Goal: Write out every line of the material as it stands, apart from the pictures.

[start]

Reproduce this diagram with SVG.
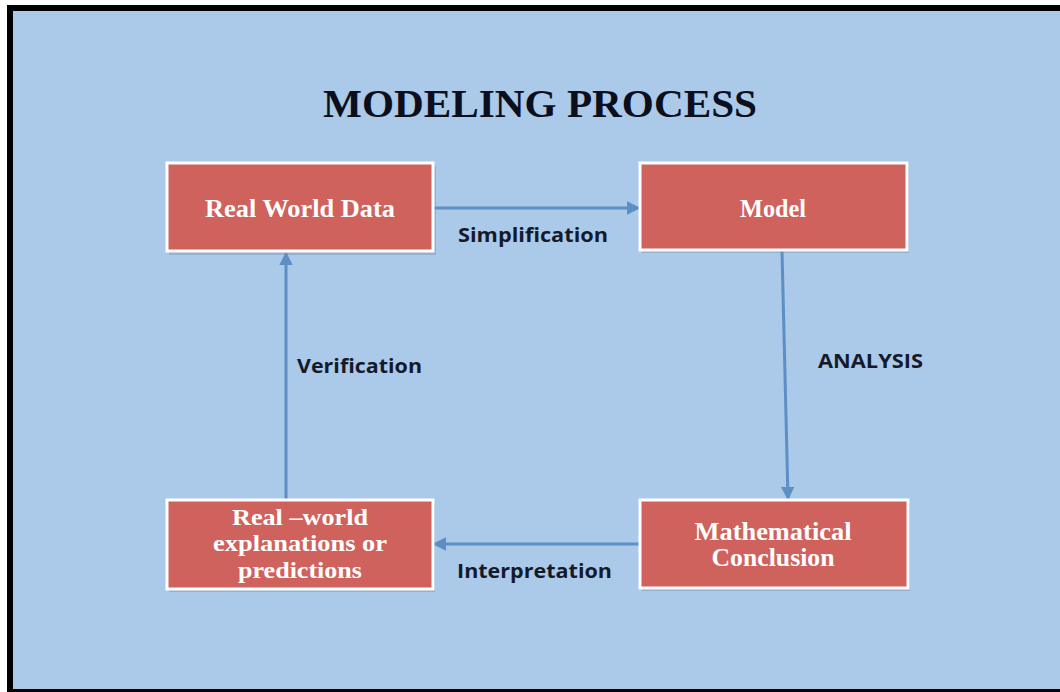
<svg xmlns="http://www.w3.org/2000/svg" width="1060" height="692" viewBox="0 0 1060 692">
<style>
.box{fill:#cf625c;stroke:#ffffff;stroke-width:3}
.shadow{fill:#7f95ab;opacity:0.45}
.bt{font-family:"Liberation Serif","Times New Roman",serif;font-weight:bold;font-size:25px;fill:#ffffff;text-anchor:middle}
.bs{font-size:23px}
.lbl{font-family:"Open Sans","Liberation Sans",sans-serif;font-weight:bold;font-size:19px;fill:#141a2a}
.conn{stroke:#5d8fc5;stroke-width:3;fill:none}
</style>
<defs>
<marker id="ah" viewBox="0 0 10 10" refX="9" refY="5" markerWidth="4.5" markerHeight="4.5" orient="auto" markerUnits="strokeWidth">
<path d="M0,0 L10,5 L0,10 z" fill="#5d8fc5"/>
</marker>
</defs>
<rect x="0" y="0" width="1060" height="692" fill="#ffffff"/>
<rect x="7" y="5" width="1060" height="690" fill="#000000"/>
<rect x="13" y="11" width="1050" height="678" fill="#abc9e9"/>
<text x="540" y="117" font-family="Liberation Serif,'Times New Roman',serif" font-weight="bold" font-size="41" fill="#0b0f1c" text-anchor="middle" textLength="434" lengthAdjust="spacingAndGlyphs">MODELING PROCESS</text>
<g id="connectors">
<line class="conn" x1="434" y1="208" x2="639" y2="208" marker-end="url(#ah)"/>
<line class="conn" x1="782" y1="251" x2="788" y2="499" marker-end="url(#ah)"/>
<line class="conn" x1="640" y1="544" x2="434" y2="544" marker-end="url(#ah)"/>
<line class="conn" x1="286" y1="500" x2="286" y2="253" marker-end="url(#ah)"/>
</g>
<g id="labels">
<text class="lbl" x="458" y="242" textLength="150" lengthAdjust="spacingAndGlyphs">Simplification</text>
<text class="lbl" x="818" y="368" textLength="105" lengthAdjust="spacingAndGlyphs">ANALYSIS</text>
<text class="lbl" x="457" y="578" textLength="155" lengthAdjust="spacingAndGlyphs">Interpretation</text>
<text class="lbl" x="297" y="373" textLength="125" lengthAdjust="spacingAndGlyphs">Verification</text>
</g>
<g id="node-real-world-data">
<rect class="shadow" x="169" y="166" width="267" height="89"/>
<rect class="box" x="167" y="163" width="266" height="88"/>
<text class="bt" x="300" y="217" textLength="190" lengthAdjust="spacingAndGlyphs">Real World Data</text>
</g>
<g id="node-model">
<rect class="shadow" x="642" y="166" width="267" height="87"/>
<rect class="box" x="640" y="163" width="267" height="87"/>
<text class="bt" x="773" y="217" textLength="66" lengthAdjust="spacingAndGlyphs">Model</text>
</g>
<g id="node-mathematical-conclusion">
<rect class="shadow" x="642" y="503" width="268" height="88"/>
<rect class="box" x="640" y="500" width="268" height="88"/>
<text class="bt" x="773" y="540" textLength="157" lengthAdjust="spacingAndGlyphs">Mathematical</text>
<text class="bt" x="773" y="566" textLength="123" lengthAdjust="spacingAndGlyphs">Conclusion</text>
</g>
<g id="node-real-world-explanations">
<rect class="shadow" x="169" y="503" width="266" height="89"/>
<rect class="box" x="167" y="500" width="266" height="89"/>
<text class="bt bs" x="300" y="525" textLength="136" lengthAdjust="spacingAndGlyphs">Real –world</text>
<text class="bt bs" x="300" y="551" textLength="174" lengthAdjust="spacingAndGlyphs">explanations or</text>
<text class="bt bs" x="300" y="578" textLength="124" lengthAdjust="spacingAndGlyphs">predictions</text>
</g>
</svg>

[end]

Answer to the exercise:
Reproduce this diagram with SVG.
<svg xmlns="http://www.w3.org/2000/svg" width="1060" height="692" viewBox="0 0 1060 692">
<style>
.box{fill:#cf625c;stroke:#ffffff;stroke-width:3}
.shadow{fill:#7f95ab;opacity:0.45}
.bt{font-family:"Liberation Serif","Times New Roman",serif;font-weight:bold;font-size:25px;fill:#ffffff;text-anchor:middle}
.bs{font-size:23px}
.lbl{font-family:"Open Sans","Liberation Sans",sans-serif;font-weight:bold;font-size:19px;fill:#141a2a}
.conn{stroke:#5d8fc5;stroke-width:3;fill:none}
</style>
<defs>
<marker id="ah" viewBox="0 0 10 10" refX="9" refY="5" markerWidth="4.5" markerHeight="4.5" orient="auto" markerUnits="strokeWidth">
<path d="M0,0 L10,5 L0,10 z" fill="#5d8fc5"/>
</marker>
</defs>
<rect x="0" y="0" width="1060" height="692" fill="#ffffff"/>
<rect x="7" y="5" width="1060" height="690" fill="#000000"/>
<rect x="13" y="11" width="1050" height="678" fill="#abc9e9"/>
<text x="540" y="117" font-family="Liberation Serif,'Times New Roman',serif" font-weight="bold" font-size="41" fill="#0b0f1c" text-anchor="middle" textLength="434" lengthAdjust="spacingAndGlyphs">MODELING PROCESS</text>
<g id="connectors">
<line class="conn" x1="434" y1="208" x2="639" y2="208" marker-end="url(#ah)"/>
<line class="conn" x1="782" y1="251" x2="788" y2="499" marker-end="url(#ah)"/>
<line class="conn" x1="640" y1="544" x2="434" y2="544" marker-end="url(#ah)"/>
<line class="conn" x1="286" y1="500" x2="286" y2="253" marker-end="url(#ah)"/>
</g>
<g id="labels">
<text class="lbl" x="458" y="242" textLength="150" lengthAdjust="spacingAndGlyphs">Simplification</text>
<text class="lbl" x="818" y="368" textLength="105" lengthAdjust="spacingAndGlyphs">ANALYSIS</text>
<text class="lbl" x="457" y="578" textLength="155" lengthAdjust="spacingAndGlyphs">Interpretation</text>
<text class="lbl" x="297" y="373" textLength="125" lengthAdjust="spacingAndGlyphs">Verification</text>
</g>
<g id="node-real-world-data">
<rect class="shadow" x="169" y="166" width="267" height="89"/>
<rect class="box" x="167" y="163" width="266" height="88"/>
<text class="bt" x="300" y="217" textLength="190" lengthAdjust="spacingAndGlyphs">Real World Data</text>
</g>
<g id="node-model">
<rect class="shadow" x="642" y="166" width="267" height="87"/>
<rect class="box" x="640" y="163" width="267" height="87"/>
<text class="bt" x="773" y="217" textLength="66" lengthAdjust="spacingAndGlyphs">Model</text>
</g>
<g id="node-mathematical-conclusion">
<rect class="shadow" x="642" y="503" width="268" height="88"/>
<rect class="box" x="640" y="500" width="268" height="88"/>
<text class="bt" x="773" y="540" textLength="157" lengthAdjust="spacingAndGlyphs">Mathematical</text>
<text class="bt" x="773" y="566" textLength="123" lengthAdjust="spacingAndGlyphs">Conclusion</text>
</g>
<g id="node-real-world-explanations">
<rect class="shadow" x="169" y="503" width="266" height="89"/>
<rect class="box" x="167" y="500" width="266" height="89"/>
<text class="bt bs" x="300" y="525" textLength="136" lengthAdjust="spacingAndGlyphs">Real –world</text>
<text class="bt bs" x="300" y="551" textLength="174" lengthAdjust="spacingAndGlyphs">explanations or</text>
<text class="bt bs" x="300" y="578" textLength="124" lengthAdjust="spacingAndGlyphs">predictions</text>
</g>
</svg>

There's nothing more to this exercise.